I am not a woman who is capable of finishing everything I attempt to start; nor do I finish things with perfection.  I make reading plans so I won't fall behind in class, and then fail to use them.  I plan ahead so that I won't be frantically finishing an assignment the same hour I have to go to class--and still end up printing and sprinting. Even this blog is something that I have attempted to bathe in self-discipline, only to fail.  Daily we are all asked to take on things that we are capable of doing -- many of them things that we could do well.  We get a lot of them done, but not all.

But is it failure?

I would like to submit the idea that we could all use a moment of self assessment; not on our rates of failure and success, but on our definitions and standards when it comes to failure and success.  Sometimes we really don't come through on something we need to have done.  Sometimes we mess up.  Sometimes we drop the ball.   Sometimes we encounter the unforeseen and we make the choice to put people before tasks.  Sometimes we have delusions of minute grander that suggest to us that we are capable of ignoring the constrictors of time and space--and social lives. Sometimes we make the wrong choice.  But sometimes we make the right choice, and for some reason, we want to think that it was wrong.

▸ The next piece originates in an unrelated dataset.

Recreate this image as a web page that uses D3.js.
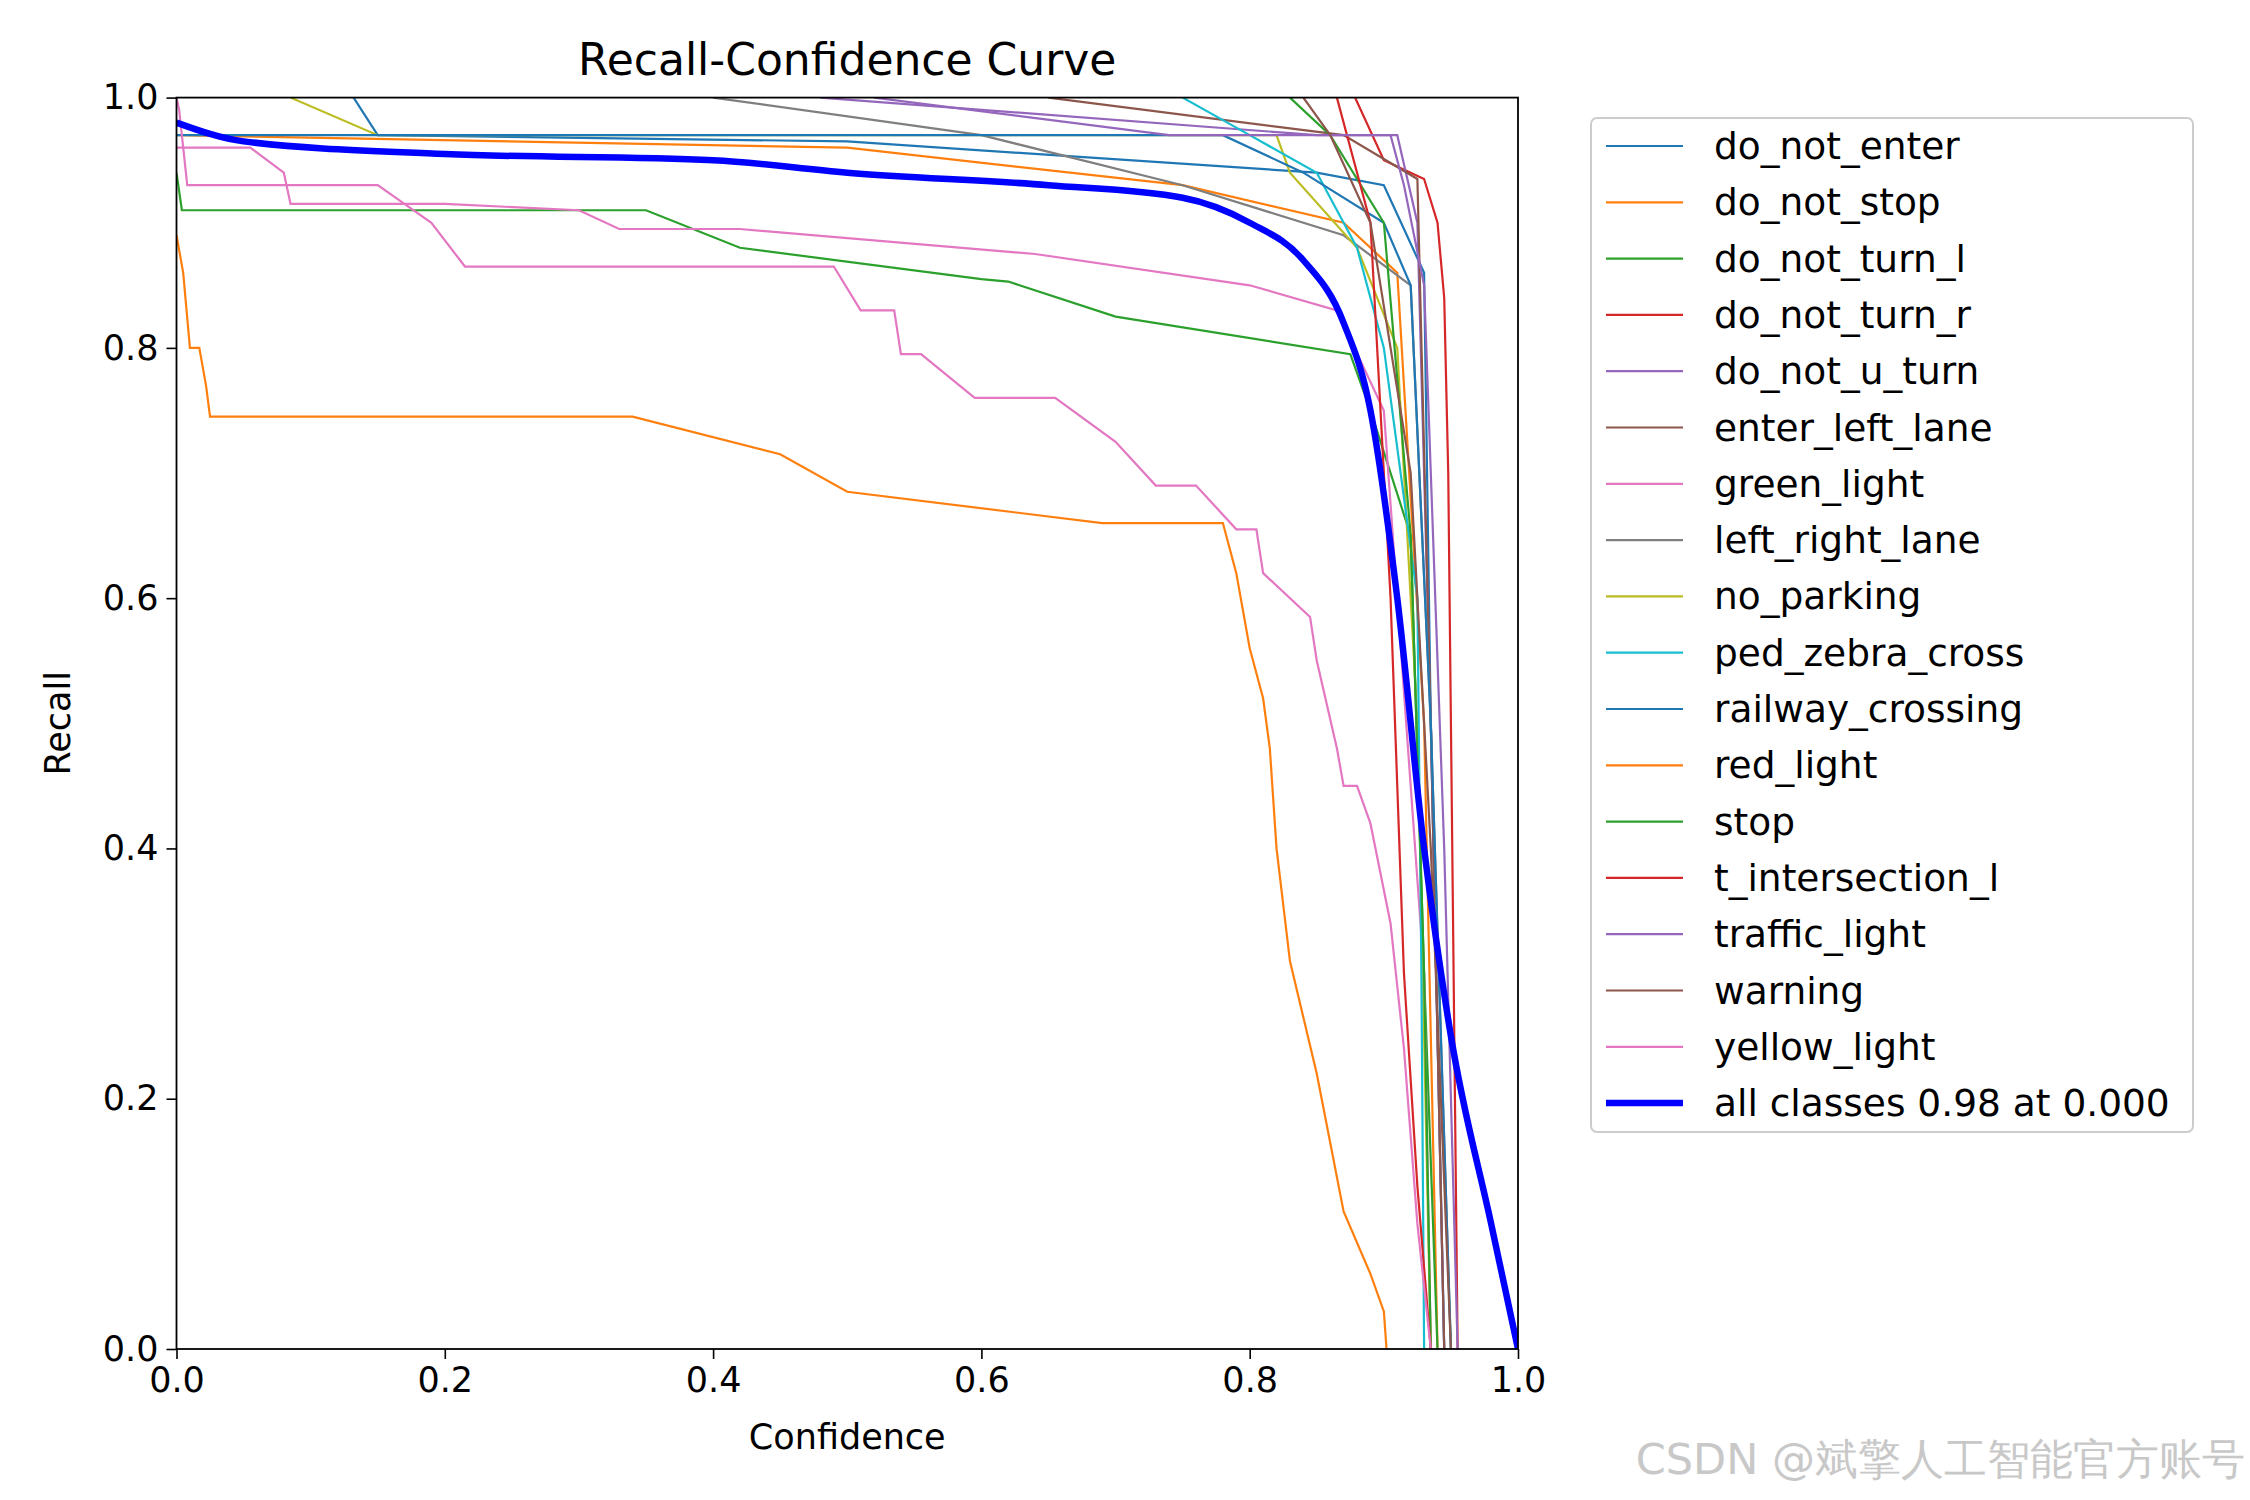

I wonder what would happen if we stopped to ask God his opinion before we kicked ourselves?  

I would like to submit to you that God is interested in how we love Him and each other--and that our to-do lists come second to those priorities if they are in conflict. Sometimes we love best by getting things done.  We all rely on each other, and if we regularly failed to get important things done, we'd have serious problems.  But, I doubt that it pleases God when we get down on ourselves for not being as self-diciplined and as accomplished as we think we ought to be. I think that the Kingdom definition of productivity is slightly different than our own, and that perhaps we could benefit from learning a new way to count.

Monday, October 4, 2010

A Life of Quiet Desperation

It is already week two of the new quarter and I find myself feeling terribly behind in both homework and other sundry life-things.  Circumstances being what they are, last week was horribly busy for me, and did not really allow any time for school work to be done.  This is not a complaint, however, because I made thoughtful choices about several of the things that took my time, and felt that they were the more important ones.  Not one of those choices stand out to me at the moment as one I would go back and change. But, as the case often is, there are consequences for our choices, and the consequences I face at the moment is a flurry of activity as I try to make up lost ground before things get too far; before I resign myself to simply being behind and mildly disappointed with myself (as those two things are usually linked for me.)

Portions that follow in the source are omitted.